Saturday, November 17, 2007

THE GIRL NEXT DOOR (20th Century Fox 1953) Fox Home Video

Richard Sale’s The Girl Next Door (1953) is a rather bizarrely amusing claptrap of oddities that comes together in a practically delightful way. The film stars resident Fox rival blonde to Betty Grable – June Haver (in her last screen appearance) as Jeannie Laird; a superficial nightclub chanteuse who buys her first home in the glamorous foothills of an isolated community, then rants and reels at her neighbors, cartoonist and single father, Bill Carter (Dan Dailey) and his ten year old precocious son, Joe.

The absurdity is that Jeannie quickly becomes fixated on Bill as a potential beau – a move that sticks in Joe’s craw. You see, Joe has become used to the ‘father/son’ routine and sees Jeannie as a definite threat to his monopoly on dad’s time and friendship.

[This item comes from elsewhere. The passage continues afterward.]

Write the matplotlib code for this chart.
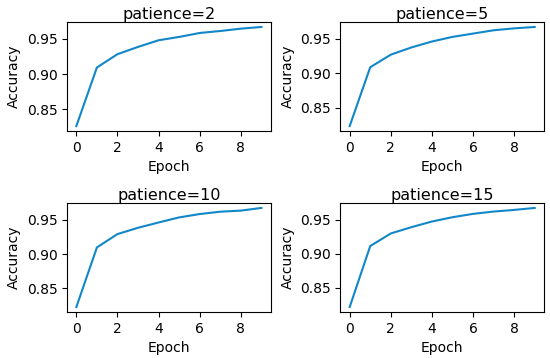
import matplotlib
matplotlib.use('Agg')
import matplotlib.pyplot as plt

epochs = list(range(10))

acc_p2 = [0.8265, 0.9094, 0.9282, 0.9385, 0.9479, 0.9526, 0.9582, 0.9610, 0.9643, 0.9667]
acc_p5 = [0.8232, 0.9086, 0.9268, 0.9373, 0.9459, 0.9526, 0.9574, 0.9622, 0.9650, 0.9670]
acc_p10 = [0.8228, 0.9097, 0.9291, 0.9383, 0.9460, 0.9534, 0.9583, 0.9617, 0.9633, 0.9672]
acc_p15 = [0.8218, 0.9112, 0.9296, 0.9388, 0.9471, 0.9534, 0.9583, 0.9617, 0.9641, 0.9670]

titles = ['patience=2', 'patience=5', 'patience=10', 'patience=15']
series = [acc_p2, acc_p5, acc_p10, acc_p15]

fig, axes = plt.subplots(2, 2, figsize=(5.5, 3.58), dpi=100)
plt.subplots_adjust(left=0.122, right=0.989, top=0.9385, bottom=0.1285,
                    wspace=0.343, hspace=0.66)

for ax, title, acc in zip(axes.flat, titles, series):
    ax.plot(epochs, acc, color='#1187c9', linewidth=1.5)
    ax.set_title(title, fontsize=11.5, pad=2)
    ax.set_xlabel('Epoch')
    ax.set_ylabel('Accuracy')
    ax.set_yticks([0.85, 0.90, 0.95])
    ax.set_xticks([0, 2, 4, 6, 8])

fig.savefig('out.png')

As Jeannie and Bill’s romance heats up Bill cancels a retreat he planned for Joe – a move which prompts Joe to write his father’s paper and claim that his popular cartoon strip is not legitimate since it depicts an idyllic father/son who go fishing in Canada – something Bill and Joe did not do.

There are some delightful moments to be had in this otherwise conventionally small musical offering from 20th Century-Fox. On the plus side: The ‘Nowhere Man’ ballet is an overblown film noir regurgitation of MGM’s Girl Hunt ballet from The Band Wagon (1953) but interesting for its psychological underpinnings. In it Bill, who is observing the ballet from his front row seat at the nightclub where Jeannie is performing, projects his overly protective male machismo into the sequence. He becomes a sort of blithe spirit of the ‘Johnny Dollar’ detective serial – rescuing Jeannie from rival pawing cads.

There’s also Bill and Joe’s delightful dish throwing dance routine to the confirmed bachelor song, ‘I’d Rather Have A Pal Than A Gal.’ On the negative, is Bill and Joe’s rather tacky pas deux as a pair of dancing duds in a father/son dream sequence ballet.

The musical program isn’t exactly trend-setting, but it’s more than passable and it does make valiant inroads toward establishing the ‘integrated musical’ – then a revolutionary staple of the Rodgers and Hammerstein Broadway musicals and, occasionally, some of MGM’s more progressive efforts from the mid-forties, whereby songs echo a character’s sentiments and/or emotional state and are not merely tack-ons for pure entertainment value. In the end, The Girl Next Door doesn’t expect much from its audience and its audience seems only too happy to reciprocate the feeling with a nod and a smile.

Fox Home Video’s DVD is a tad below their usual standard. The full frame DVD captures the garish color palette of Fox musicals from this vintage. When the 3-strip Technicolor is perfectly aligned the image is bright, sharp and eye popping. Unfortunately, just like Fox’s other release ‘With A Song in My Heart’, ‘The Girl Next Door suffers from intermittent Technicolor mis-registration.

There’s also a thin patina of film grain (a curiosity, since Technicolor was a ‘grain invisible’ system of photography – much more so than B&W). Flesh tones again are more orange than natural. Certain scenes appear to have an overly blue/green tint that is distracting. Minor edge enhancement exists. The audio is mono but nicely represented. Three vintage featurettes and the theatrical trailer round out the extra features.